Anyway, yesterday’s stop-off was a good one because of one or two LPs (among my 5) that I got (sadly) very excited about. Vinyl Vulture have a small section on James Last. Before they posted it, I offered to write this, but then I couldn’t be bothered. It has most things of note on it, although it missed out his ‘Copabanca’ LP quite conspicuously. Well, one of the key James Last titles for crate-digging is ‘Well Kept Secret’ which, notoriously, features ‘proper’ fusionist/jazz rockers like Larry Carlton, Lee Ritenour and Ernie Watts. The album is generally spoken of/documented as a freak one-off (recorded in 1977). Which is why I was so excited to find ‘Seduction’ (1980) with the same cast of hotshots, supplemented here by Michael Brecker (among others). And it’s a fantastically horrible album, which makes it even more of a delight. One of the problems with ‘Well Kept Secret’ is that some of it is almost respectable. He does away with that ghastly, 4-square brass-section melody technique which he employs on just about everything he ever did. Not here, though: you can hardly make out the vain attempts by Ritenour and co to bleed some musical credibility into the plastic trousers. That said, from a sampling point of view it’s as barren as ever – you find yourself sampling drum hits and a couple of loops, before erasing them in tactically digital chunder. Has anyone ever got satisfactory results from a James Last record? They’re the musical equivalent of a blow-up doll. Not that I would know, of course, Jesus…

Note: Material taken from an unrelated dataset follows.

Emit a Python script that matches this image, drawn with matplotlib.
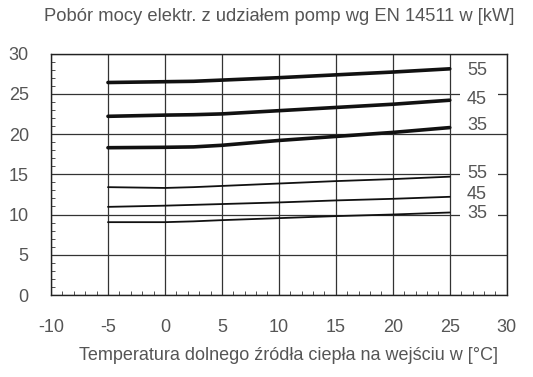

Anyway, the best purchase, right, in case you thought it couldn’t get any worse, was ‘Shadow Dancing’ by Andy Gibb. Now this LP I am going to sample like fuck – it’ll be a job not to just record the whole thing from start to finish and present that as your own work, just for having the perversion of thinking of it. The whole album is a misty-lensed journey through the sentiments of MOR adult relationships. No hard-ons, just hugs and understanding. With a little bit of endearing self-doubt for good measure. And the musical arrangements are just so lush – I can’t wait to get looping on those ponderous keyboard intros just so I can go ‘BzzXzschT!’ over the top of them.
Jesus, like anybody could possibly want to know this shit. And I never even talked about the Nile Rodgers-produced Outloud album ‘Out Loud’ which features a song titled ‘Kak’. I shit you not.